= Ritchie Street =

Grey market for electronic goods in Chennai, India

Ritchie street is the grey market or unorganized shopping hub for electronic goods, chiefly from China and Korea, in Chennai, India. The market is centered in Ritchie Street and is spread through the surrounding Narasingapuram Street, Wallers Street, Meeran Sahib Street, Mohammed Hussain Sahib Street, and Guruappa Road, all adjacent to Anna Salai (formerly Mount Road). The street is always crowded, and very little space is available for movement of vehicles or pedestrians. It is also infamous for its sale of illegally copied content like video games and movies and had been listed as a notorious market in 2009 and 2010 by the USTR for selling counterfeit software, media and goods.

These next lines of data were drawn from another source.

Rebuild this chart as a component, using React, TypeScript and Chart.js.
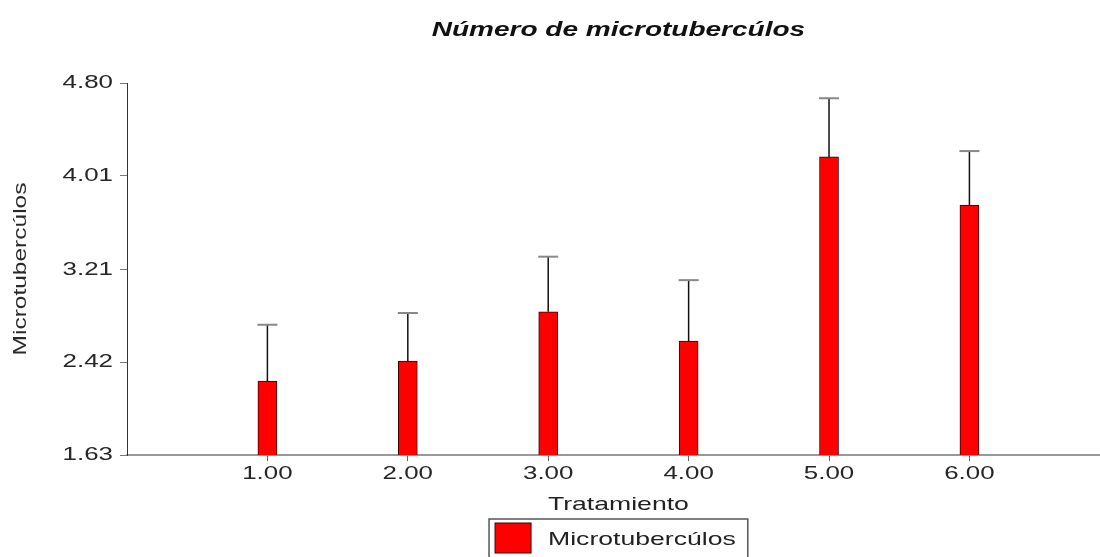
import React, { useEffect, useRef } from 'react';
import { Chart, registerables } from 'chart.js';

Chart.register(...registerables);

// ---- data ----
const treatments = [1, 2, 3, 4, 5, 6];
const means = [2.26, 2.43, 2.85, 2.6, 4.17, 3.76];
const errors = [0.48, 0.41, 0.47, 0.52, 0.5, 0.46];
const yTickValues = [1.63, 2.42, 3.21, 4.01, 4.8];
const xTickValues = [1, 2, 3, 4, 5, 6];
const titleText = 'Número de microtubercúlos';
const xTitleText = 'Tratamiento';
const yTitleText = 'Microtubercúlos';
const seriesLabel = 'Microtubercúlos';

const FONT = '"Liberation Sans", Arial, sans-serif';
const STRETCH = 1.4;

function drawText(
  ctx: CanvasRenderingContext2D,
  text: string,
  x: number,
  y: number,
  font: string,
  color: string,
  align: CanvasTextAlign,
  stretch: number,
  rotate = false
) {
  ctx.save();
  ctx.translate(x, y);
  if (rotate) ctx.rotate(-Math.PI / 2);
  ctx.scale(stretch, 1);
  ctx.font = font;
  ctx.fillStyle = color;
  ctx.textAlign = align;
  ctx.textBaseline = 'middle';
  ctx.fillText(text, 0, 0);
  ctx.restore();
}

const errorBarPlugin = {
  id: 'errorBars',
  afterDatasetsDraw(chart: any) {
    const ctx = chart.ctx as CanvasRenderingContext2D;
    const yScale = chart.scales.y;
    const meta = chart.getDatasetMeta(0);
    meta.data.forEach((bar: any, i: number) => {
      const x = bar.x;
      const yTop = yScale.getPixelForValue(means[i] + errors[i]);
      ctx.save();
      ctx.strokeStyle = '#111';
      ctx.lineWidth = 1.5;
      ctx.beginPath();
      ctx.moveTo(x, bar.y);
      ctx.lineTo(x, yTop);
      ctx.stroke();
      ctx.strokeStyle = '#888';
      ctx.lineWidth = 2;
      ctx.beginPath();
      ctx.moveTo(x - 10, yTop);
      ctx.lineTo(x + 10, yTop);
      ctx.stroke();
      ctx.restore();
    });
  },
};

const textPlugin = {
  id: 'texts',
  afterDraw(chart: any) {
    const ctx = chart.ctx as CanvasRenderingContext2D;
    const xScale = chart.scales.x;
    const yScale = chart.scales.y;
    const area = chart.chartArea;
    const cx = xScale.getPixelForValue(3.5);

    // y tick labels
    yScale.ticks.forEach((t: any) => {
      drawText(ctx, Number(t.value).toFixed(2), area.left - 14, yScale.getPixelForValue(t.value), `18.5px ${FONT}`, '#262626', 'right', STRETCH);
    });
    // x tick labels
    xScale.ticks.forEach((t: any) => {
      drawText(ctx, Number(t.value).toFixed(2), xScale.getPixelForValue(t.value), area.bottom + 19, `18.5px ${FONT}`, '#262626', 'center', STRETCH);
    });
    // titles
    drawText(ctx, titleText, cx, 30, `italic bold 20px ${FONT}`, '#111', 'center', STRETCH);
    drawText(ctx, xTitleText, cx, area.bottom + 50, `19px ${FONT}`, '#222', 'center', STRETCH);
    drawText(ctx, yTitleText, 21, (area.top + area.bottom) / 2, `17.5px ${FONT}`, '#2a2a2a', 'center', STRETCH, true);

    // legend
    ctx.save();
    ctx.font = `19px ${FONT}`;
    const tw = ctx.measureText(seriesLabel).width * STRETCH;
    ctx.restore();
    const boxW = 6 + 36 + 17 + tw + 12;
    const boxLeft = cx - boxW / 2;
    const boxTop = area.bottom + 64;
    ctx.save();
    ctx.strokeStyle = '#555';
    ctx.lineWidth = 1.5;
    ctx.strokeRect(boxLeft, boxTop, boxW, 60);
    ctx.fillStyle = '#ff0000';
    ctx.fillRect(boxLeft + 6, boxTop + 4, 36, 30);
    ctx.strokeStyle = '#3a0000';
    ctx.lineWidth = 1;
    ctx.strokeRect(boxLeft + 6, boxTop + 4, 36, 30);
    ctx.restore();
    drawText(ctx, seriesLabel, boxLeft + 59, boxTop + 21, `19px ${FONT}`, '#222', 'left', STRETCH);
  },
};

export default function App() {
  const canvasRef = useRef<HTMLCanvasElement | null>(null);

  useEffect(() => {
    if (!canvasRef.current) return;
    const chart = new Chart(canvasRef.current, {
      type: 'bar',
      data: {
        datasets: [
          {
            label: seriesLabel,
            data: treatments.map((t, i) => ({ x: t, y: means[i] })),
            backgroundColor: '#ff0000',
            borderColor: '#3a0000',
            borderWidth: 1,
            barThickness: 19,
          },
        ],
      },
      options: {
        animation: false,
        responsive: true,
        maintainAspectRatio: false,
        layout: { padding: { top: 83, left: 0, right: 0, bottom: 0 } },
        plugins: {
          legend: { display: false },
          title: { display: false },
          tooltip: { enabled: false },
        },
        scales: {
          x: {
            type: 'linear',
            min: 0,
            max: 6.93,
            offset: false,
            afterBuildTicks: (scale: any) => {
              scale.ticks = xTickValues.map((v) => ({ value: v }));
            },
            afterFit: (scale: any) => {
              scale.height = 102;
            },
            ticks: { display: false },
            grid: {
              display: true,
              offset: false,
              drawOnChartArea: false,
              drawTicks: true,
              tickLength: 6,
              color: '#666',
            },
            border: { display: true, color: '#999', width: 2 },
          },
          y: {
            min: 1.63,
            max: 4.8,
            afterBuildTicks: (scale: any) => {
              scale.ticks = yTickValues.map((v) => ({ value: v }));
            },
            afterFit: (scale: any) => {
              scale.width = 127;
            },
            ticks: { display: false },
            grid: {
              display: true,
              drawOnChartArea: false,
              drawTicks: true,
              tickLength: 7,
              color: '#777',
            },
            border: { display: true, color: '#333', width: 1 },
          },
        },
      } as any,
      plugins: [errorBarPlugin, textPlugin],
    });
    return () => chart.destroy();
  }, []);

  return (
    <div style={{ position: 'absolute', left: 0, top: 0, width: 1100, height: 557, background: '#fff', overflow: 'hidden' }}>
      <canvas ref={canvasRef} />
    </div>
  );
}
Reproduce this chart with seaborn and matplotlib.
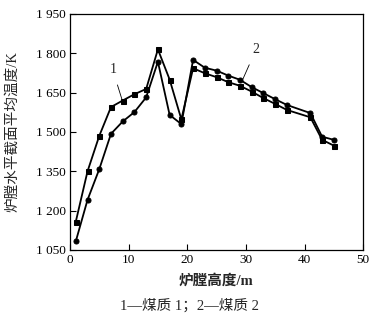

Ritchie street started as a radio market and then transformed into a market for televisions, computers, mobile phones and laptops. Today, the street has over 2,500 shops employing 15,000 people.

Ritchie Street is credited as the second largest electronic market for computer spares and peripherals in India, after Nehru Place, New Delhi, India. The market has a wide variety of goods ranging from electronics and robotics to LED lighting. The marketplace usually starts buzzing at around 11 am and dwindles at around 10 pm, after which it becomes difficult to find an open shop. This is due to the nature of the customers who visit Ritchie street, who are mostly working professionals and students. People usually get good deals for anything and everything, which is the reason why people flock to Ritchie street to buy goods.